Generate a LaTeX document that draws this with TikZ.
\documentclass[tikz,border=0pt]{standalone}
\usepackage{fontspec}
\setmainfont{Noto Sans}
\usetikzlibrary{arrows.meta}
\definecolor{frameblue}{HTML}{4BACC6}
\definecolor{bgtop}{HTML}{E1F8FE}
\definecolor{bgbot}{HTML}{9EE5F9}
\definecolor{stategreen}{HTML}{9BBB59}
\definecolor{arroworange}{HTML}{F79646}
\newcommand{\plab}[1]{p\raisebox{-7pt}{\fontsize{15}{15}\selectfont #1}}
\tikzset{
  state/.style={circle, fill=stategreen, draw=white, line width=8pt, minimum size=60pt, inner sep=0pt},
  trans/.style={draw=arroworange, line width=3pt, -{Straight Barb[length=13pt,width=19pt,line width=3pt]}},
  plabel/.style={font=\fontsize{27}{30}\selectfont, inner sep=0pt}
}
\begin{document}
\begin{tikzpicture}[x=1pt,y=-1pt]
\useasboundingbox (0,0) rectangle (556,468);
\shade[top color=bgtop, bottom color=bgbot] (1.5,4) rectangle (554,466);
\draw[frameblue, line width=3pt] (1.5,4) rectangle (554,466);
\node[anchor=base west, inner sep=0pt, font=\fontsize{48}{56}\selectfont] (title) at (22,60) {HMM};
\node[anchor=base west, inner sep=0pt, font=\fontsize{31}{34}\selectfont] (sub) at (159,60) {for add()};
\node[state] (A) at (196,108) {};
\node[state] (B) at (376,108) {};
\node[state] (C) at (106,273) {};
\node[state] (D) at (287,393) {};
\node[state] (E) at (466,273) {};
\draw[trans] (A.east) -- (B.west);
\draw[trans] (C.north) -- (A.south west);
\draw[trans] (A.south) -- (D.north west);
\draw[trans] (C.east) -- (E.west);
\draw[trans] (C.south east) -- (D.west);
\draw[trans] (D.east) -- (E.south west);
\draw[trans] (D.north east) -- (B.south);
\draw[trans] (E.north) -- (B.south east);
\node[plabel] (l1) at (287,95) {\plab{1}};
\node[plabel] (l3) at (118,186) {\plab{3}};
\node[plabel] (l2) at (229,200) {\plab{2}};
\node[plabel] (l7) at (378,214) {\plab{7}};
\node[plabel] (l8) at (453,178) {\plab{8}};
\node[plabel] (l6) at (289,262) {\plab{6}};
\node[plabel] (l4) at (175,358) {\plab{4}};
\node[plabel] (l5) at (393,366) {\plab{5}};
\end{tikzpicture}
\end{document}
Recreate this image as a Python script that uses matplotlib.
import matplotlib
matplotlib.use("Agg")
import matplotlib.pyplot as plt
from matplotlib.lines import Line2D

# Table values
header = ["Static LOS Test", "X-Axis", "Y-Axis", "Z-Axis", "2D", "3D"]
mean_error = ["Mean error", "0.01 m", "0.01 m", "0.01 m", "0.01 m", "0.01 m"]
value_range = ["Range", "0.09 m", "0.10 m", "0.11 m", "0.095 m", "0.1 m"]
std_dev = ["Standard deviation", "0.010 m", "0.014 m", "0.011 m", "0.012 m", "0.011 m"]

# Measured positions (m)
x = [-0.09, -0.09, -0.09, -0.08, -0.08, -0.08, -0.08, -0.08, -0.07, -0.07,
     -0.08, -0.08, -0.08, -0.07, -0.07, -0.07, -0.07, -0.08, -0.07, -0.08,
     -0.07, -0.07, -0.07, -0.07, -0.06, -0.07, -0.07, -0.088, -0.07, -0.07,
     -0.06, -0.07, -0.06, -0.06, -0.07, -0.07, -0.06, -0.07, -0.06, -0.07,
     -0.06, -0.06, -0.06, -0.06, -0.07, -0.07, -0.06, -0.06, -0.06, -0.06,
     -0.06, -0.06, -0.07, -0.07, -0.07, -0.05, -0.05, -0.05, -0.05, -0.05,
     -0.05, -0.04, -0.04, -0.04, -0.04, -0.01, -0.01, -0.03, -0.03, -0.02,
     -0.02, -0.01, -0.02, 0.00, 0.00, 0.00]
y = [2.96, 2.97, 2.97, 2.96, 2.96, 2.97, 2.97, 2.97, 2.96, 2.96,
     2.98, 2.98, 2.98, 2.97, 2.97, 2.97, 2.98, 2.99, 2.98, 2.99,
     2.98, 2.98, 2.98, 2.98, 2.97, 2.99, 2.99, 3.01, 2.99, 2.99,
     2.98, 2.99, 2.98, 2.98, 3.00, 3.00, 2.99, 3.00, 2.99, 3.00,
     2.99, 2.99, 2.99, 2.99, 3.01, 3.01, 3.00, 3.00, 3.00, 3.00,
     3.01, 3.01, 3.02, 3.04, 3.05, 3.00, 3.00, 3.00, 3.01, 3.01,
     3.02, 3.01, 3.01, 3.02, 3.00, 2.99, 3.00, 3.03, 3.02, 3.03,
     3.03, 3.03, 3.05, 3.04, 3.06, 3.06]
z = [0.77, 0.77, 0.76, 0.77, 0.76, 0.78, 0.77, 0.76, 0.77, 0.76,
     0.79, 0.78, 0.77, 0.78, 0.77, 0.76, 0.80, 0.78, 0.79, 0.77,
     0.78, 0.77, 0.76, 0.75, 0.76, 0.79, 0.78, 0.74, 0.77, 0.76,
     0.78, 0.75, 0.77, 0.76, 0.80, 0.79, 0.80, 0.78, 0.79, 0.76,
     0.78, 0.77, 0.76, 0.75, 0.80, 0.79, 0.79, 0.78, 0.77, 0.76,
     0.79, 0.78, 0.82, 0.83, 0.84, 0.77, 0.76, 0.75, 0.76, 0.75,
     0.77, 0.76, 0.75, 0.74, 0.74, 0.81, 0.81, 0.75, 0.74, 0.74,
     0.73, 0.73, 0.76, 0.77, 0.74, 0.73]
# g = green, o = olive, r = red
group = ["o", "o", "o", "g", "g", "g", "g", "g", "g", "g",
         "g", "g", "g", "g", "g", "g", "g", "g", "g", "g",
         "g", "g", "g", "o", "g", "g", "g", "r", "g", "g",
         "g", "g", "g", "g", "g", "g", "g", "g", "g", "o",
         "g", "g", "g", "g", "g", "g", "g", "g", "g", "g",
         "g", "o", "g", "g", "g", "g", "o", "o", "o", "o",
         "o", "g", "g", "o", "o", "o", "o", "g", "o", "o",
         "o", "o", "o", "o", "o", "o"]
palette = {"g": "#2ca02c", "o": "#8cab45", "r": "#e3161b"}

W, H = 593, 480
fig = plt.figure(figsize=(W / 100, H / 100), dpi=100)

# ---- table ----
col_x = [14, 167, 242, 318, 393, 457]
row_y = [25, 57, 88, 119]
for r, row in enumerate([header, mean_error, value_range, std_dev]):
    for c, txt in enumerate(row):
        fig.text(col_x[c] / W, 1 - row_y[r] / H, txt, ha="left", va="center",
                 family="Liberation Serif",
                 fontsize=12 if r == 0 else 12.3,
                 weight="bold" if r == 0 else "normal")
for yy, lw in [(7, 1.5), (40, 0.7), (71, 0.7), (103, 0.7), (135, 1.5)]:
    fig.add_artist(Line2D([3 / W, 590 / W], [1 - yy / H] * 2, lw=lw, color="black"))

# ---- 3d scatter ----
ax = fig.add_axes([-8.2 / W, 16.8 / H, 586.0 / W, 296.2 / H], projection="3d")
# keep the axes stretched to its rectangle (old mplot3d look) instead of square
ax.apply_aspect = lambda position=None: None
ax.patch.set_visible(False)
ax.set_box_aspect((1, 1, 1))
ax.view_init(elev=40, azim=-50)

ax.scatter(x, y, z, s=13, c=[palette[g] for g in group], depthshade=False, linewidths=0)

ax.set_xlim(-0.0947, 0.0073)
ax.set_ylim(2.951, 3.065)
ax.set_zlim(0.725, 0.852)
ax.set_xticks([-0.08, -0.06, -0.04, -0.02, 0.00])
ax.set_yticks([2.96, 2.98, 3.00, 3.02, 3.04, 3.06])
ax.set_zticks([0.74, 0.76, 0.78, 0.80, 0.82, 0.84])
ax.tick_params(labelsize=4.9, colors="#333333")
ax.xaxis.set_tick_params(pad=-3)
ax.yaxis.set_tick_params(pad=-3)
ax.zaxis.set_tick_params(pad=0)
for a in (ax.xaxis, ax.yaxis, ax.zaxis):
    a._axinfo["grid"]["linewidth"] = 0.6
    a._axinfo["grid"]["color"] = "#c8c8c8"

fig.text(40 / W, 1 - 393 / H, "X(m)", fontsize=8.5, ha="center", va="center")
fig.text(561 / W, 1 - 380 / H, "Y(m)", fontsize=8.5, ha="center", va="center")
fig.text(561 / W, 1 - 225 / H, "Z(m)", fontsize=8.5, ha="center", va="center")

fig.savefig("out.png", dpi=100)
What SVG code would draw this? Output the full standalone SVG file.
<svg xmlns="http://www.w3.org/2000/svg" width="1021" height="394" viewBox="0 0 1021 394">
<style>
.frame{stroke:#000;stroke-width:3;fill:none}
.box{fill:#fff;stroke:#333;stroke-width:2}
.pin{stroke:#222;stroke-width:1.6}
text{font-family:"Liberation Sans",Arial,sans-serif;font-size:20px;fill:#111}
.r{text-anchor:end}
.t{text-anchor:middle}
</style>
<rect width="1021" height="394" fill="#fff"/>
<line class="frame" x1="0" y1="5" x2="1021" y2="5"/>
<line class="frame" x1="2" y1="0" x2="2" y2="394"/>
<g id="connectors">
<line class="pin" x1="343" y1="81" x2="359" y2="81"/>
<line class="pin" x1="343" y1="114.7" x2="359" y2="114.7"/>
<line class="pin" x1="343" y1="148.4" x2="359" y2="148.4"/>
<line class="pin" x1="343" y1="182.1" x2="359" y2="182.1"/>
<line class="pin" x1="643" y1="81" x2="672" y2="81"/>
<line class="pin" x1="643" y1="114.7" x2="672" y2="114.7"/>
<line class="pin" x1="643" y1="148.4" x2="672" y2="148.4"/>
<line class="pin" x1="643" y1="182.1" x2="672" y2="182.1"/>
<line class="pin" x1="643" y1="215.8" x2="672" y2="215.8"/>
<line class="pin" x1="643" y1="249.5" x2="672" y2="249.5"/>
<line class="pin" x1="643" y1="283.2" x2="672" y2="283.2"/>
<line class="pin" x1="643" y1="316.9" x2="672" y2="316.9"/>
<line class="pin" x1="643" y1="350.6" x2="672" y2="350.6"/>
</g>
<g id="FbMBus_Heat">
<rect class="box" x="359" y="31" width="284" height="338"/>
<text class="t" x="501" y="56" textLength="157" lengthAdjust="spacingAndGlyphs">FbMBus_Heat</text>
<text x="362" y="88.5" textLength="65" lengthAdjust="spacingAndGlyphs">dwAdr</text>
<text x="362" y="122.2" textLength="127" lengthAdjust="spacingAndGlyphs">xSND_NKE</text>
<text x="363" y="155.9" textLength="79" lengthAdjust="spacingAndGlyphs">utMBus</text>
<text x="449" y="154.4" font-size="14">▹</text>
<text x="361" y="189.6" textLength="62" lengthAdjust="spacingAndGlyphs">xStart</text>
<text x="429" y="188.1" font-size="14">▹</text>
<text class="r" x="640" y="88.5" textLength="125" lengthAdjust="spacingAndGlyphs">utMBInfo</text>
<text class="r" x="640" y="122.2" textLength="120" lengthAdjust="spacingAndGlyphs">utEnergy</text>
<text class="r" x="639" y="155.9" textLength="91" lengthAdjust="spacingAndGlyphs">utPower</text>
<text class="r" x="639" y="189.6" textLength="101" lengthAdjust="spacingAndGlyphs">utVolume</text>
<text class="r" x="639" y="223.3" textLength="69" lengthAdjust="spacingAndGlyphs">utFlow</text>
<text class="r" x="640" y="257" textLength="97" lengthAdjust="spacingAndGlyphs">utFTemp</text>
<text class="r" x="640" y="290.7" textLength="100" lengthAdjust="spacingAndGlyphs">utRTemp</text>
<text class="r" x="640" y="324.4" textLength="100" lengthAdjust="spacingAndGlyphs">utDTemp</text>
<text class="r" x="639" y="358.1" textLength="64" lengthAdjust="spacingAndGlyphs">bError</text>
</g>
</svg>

════════════════

**Work to complete**
From the listing above, copy every line that includes the word "this".

**Exercise solution**
Generate a LaTeX document that draws this with TikZ.
Recreate this image as a Python script that uses matplotlib.
What SVG code would draw this? Output the full standalone SVG file.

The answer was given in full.